The exercise. Reproduce the listing below without changes, except that pictures are left out.

Dataset extract.
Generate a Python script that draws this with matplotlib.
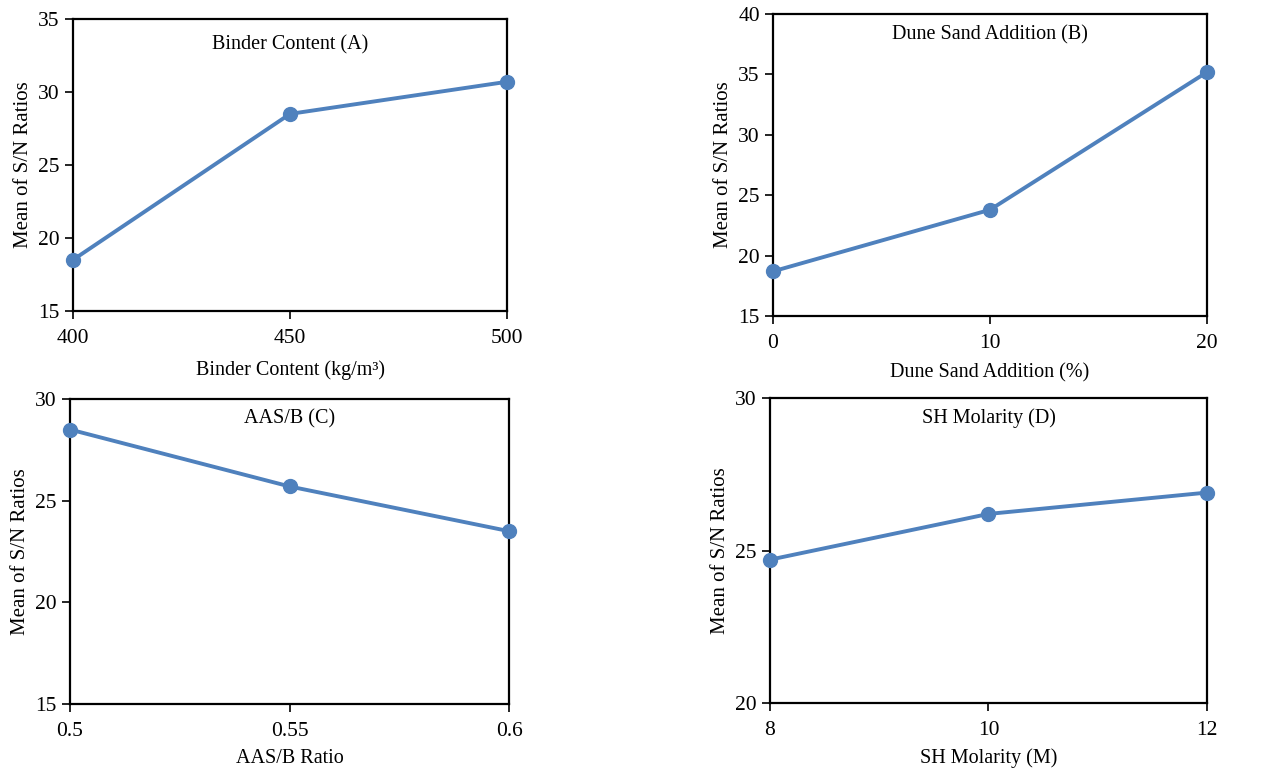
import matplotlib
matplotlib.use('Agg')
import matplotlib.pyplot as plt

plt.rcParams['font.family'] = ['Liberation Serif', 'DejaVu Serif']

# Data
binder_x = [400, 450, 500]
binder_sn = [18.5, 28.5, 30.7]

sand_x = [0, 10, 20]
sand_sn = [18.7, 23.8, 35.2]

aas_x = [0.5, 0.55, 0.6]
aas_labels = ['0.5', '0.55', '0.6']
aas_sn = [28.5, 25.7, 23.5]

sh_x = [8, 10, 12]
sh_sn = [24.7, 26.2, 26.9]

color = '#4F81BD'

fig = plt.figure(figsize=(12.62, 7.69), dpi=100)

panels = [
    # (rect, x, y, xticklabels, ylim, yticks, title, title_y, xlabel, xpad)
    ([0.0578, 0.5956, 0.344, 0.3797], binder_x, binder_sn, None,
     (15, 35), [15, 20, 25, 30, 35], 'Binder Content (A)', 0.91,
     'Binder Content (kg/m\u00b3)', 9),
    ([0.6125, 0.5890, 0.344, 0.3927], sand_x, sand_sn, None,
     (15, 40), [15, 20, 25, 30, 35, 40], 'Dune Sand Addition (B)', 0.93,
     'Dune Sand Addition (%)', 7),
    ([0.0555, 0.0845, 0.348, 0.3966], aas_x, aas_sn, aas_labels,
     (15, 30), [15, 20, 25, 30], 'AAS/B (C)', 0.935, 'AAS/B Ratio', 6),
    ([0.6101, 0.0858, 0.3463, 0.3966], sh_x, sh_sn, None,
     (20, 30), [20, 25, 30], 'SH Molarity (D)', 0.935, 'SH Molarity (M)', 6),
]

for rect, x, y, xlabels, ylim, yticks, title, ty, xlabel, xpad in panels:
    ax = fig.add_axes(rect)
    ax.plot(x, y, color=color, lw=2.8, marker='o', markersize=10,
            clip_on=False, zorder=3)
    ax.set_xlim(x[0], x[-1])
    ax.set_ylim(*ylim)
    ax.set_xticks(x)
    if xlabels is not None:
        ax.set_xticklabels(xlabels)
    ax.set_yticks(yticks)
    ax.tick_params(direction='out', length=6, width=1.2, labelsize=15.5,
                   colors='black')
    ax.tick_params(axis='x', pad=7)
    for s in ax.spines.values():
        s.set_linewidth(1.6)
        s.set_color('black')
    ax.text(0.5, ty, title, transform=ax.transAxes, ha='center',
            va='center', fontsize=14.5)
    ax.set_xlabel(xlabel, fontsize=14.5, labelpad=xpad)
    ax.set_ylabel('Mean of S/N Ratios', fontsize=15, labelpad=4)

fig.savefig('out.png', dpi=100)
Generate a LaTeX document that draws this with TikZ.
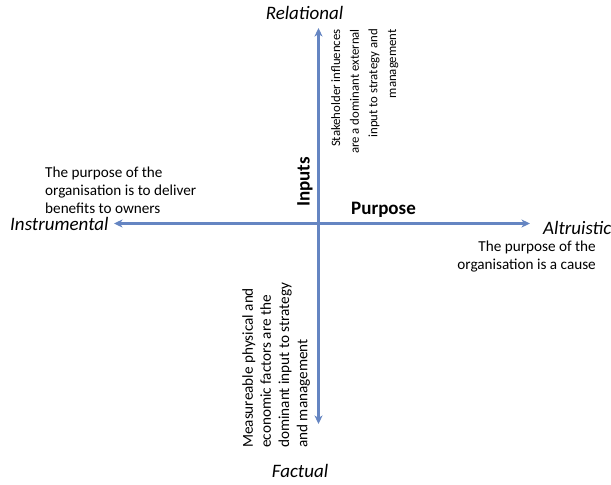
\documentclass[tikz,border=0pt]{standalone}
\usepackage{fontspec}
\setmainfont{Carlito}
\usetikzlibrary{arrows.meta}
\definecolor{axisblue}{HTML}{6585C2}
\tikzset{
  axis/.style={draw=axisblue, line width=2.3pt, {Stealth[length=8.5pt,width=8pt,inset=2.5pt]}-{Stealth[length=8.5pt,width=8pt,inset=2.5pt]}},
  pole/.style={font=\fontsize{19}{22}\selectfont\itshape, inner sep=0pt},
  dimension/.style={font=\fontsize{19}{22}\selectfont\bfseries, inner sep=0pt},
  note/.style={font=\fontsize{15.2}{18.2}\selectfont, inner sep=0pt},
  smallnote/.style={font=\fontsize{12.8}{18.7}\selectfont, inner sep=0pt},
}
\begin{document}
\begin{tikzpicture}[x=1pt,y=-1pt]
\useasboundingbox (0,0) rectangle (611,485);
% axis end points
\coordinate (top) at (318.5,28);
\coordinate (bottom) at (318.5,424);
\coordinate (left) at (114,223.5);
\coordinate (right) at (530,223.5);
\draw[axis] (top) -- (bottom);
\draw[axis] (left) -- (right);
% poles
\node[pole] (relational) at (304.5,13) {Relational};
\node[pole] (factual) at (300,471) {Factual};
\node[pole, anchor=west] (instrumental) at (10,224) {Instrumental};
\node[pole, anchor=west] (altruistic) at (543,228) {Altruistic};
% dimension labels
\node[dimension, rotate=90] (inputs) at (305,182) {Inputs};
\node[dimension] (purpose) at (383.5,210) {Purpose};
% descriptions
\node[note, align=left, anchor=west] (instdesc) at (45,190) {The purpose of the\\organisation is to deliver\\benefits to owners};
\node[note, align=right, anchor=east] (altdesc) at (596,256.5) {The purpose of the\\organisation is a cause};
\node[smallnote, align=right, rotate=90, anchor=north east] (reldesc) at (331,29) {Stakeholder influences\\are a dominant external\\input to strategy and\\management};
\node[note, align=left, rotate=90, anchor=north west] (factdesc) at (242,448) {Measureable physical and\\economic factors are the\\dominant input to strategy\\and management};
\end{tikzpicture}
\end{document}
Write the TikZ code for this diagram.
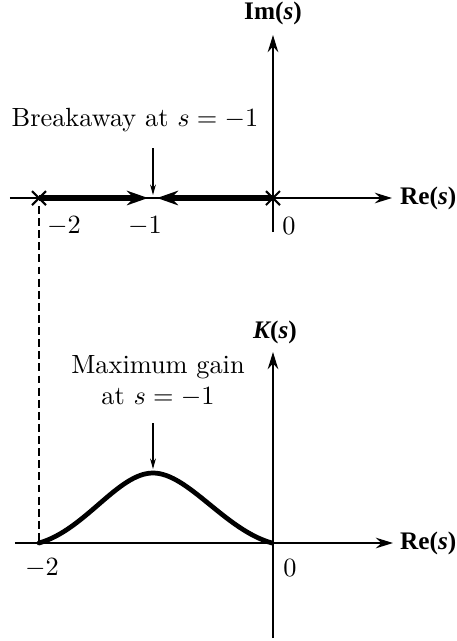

Task solution.
Generate a Python script that draws this with matplotlib.
import matplotlib
matplotlib.use('Agg')
import matplotlib.pyplot as plt

plt.rcParams['font.family'] = ['Liberation Serif', 'DejaVu Serif']

# Data
binder_x = [400, 450, 500]
binder_sn = [18.5, 28.5, 30.7]

sand_x = [0, 10, 20]
sand_sn = [18.7, 23.8, 35.2]

aas_x = [0.5, 0.55, 0.6]
aas_labels = ['0.5', '0.55', '0.6']
aas_sn = [28.5, 25.7, 23.5]

sh_x = [8, 10, 12]
sh_sn = [24.7, 26.2, 26.9]

color = '#4F81BD'

fig = plt.figure(figsize=(12.62, 7.69), dpi=100)

panels = [
    # (rect, x, y, xticklabels, ylim, yticks, title, title_y, xlabel, xpad)
    ([0.0578, 0.5956, 0.344, 0.3797], binder_x, binder_sn, None,
     (15, 35), [15, 20, 25, 30, 35], 'Binder Content (A)', 0.91,
     'Binder Content (kg/m\u00b3)', 9),
    ([0.6125, 0.5890, 0.344, 0.3927], sand_x, sand_sn, None,
     (15, 40), [15, 20, 25, 30, 35, 40], 'Dune Sand Addition (B)', 0.93,
     'Dune Sand Addition (%)', 7),
    ([0.0555, 0.0845, 0.348, 0.3966], aas_x, aas_sn, aas_labels,
     (15, 30), [15, 20, 25, 30], 'AAS/B (C)', 0.935, 'AAS/B Ratio', 6),
    ([0.6101, 0.0858, 0.3463, 0.3966], sh_x, sh_sn, None,
     (20, 30), [20, 25, 30], 'SH Molarity (D)', 0.935, 'SH Molarity (M)', 6),
]

for rect, x, y, xlabels, ylim, yticks, title, ty, xlabel, xpad in panels:
    ax = fig.add_axes(rect)
    ax.plot(x, y, color=color, lw=2.8, marker='o', markersize=10,
            clip_on=False, zorder=3)
    ax.set_xlim(x[0], x[-1])
    ax.set_ylim(*ylim)
    ax.set_xticks(x)
    if xlabels is not None:
        ax.set_xticklabels(xlabels)
    ax.set_yticks(yticks)
    ax.tick_params(direction='out', length=6, width=1.2, labelsize=15.5,
                   colors='black')
    ax.tick_params(axis='x', pad=7)
    for s in ax.spines.values():
        s.set_linewidth(1.6)
        s.set_color('black')
    ax.text(0.5, ty, title, transform=ax.transAxes, ha='center',
            va='center', fontsize=14.5)
    ax.set_xlabel(xlabel, fontsize=14.5, labelpad=xpad)
    ax.set_ylabel('Mean of S/N Ratios', fontsize=15, labelpad=4)

fig.savefig('out.png', dpi=100)
Generate a LaTeX document that draws this with TikZ.
\documentclass[tikz,border=0pt]{standalone}
\usepackage{fontspec}
\setmainfont{Carlito}
\usetikzlibrary{arrows.meta}
\definecolor{axisblue}{HTML}{6585C2}
\tikzset{
  axis/.style={draw=axisblue, line width=2.3pt, {Stealth[length=8.5pt,width=8pt,inset=2.5pt]}-{Stealth[length=8.5pt,width=8pt,inset=2.5pt]}},
  pole/.style={font=\fontsize{19}{22}\selectfont\itshape, inner sep=0pt},
  dimension/.style={font=\fontsize{19}{22}\selectfont\bfseries, inner sep=0pt},
  note/.style={font=\fontsize{15.2}{18.2}\selectfont, inner sep=0pt},
  smallnote/.style={font=\fontsize{12.8}{18.7}\selectfont, inner sep=0pt},
}
\begin{document}
\begin{tikzpicture}[x=1pt,y=-1pt]
\useasboundingbox (0,0) rectangle (611,485);
% axis end points
\coordinate (top) at (318.5,28);
\coordinate (bottom) at (318.5,424);
\coordinate (left) at (114,223.5);
\coordinate (right) at (530,223.5);
\draw[axis] (top) -- (bottom);
\draw[axis] (left) -- (right);
% poles
\node[pole] (relational) at (304.5,13) {Relational};
\node[pole] (factual) at (300,471) {Factual};
\node[pole, anchor=west] (instrumental) at (10,224) {Instrumental};
\node[pole, anchor=west] (altruistic) at (543,228) {Altruistic};
% dimension labels
\node[dimension, rotate=90] (inputs) at (305,182) {Inputs};
\node[dimension] (purpose) at (383.5,210) {Purpose};
% descriptions
\node[note, align=left, anchor=west] (instdesc) at (45,190) {The purpose of the\\organisation is to deliver\\benefits to owners};
\node[note, align=right, anchor=east] (altdesc) at (596,256.5) {The purpose of the\\organisation is a cause};
\node[smallnote, align=right, rotate=90, anchor=north east] (reldesc) at (331,29) {Stakeholder influences\\are a dominant external\\input to strategy and\\management};
\node[note, align=left, rotate=90, anchor=north west] (factdesc) at (242,448) {Measureable physical and\\economic factors are the\\dominant input to strategy\\and management};
\end{tikzpicture}
\end{document}
Write the TikZ code for this diagram.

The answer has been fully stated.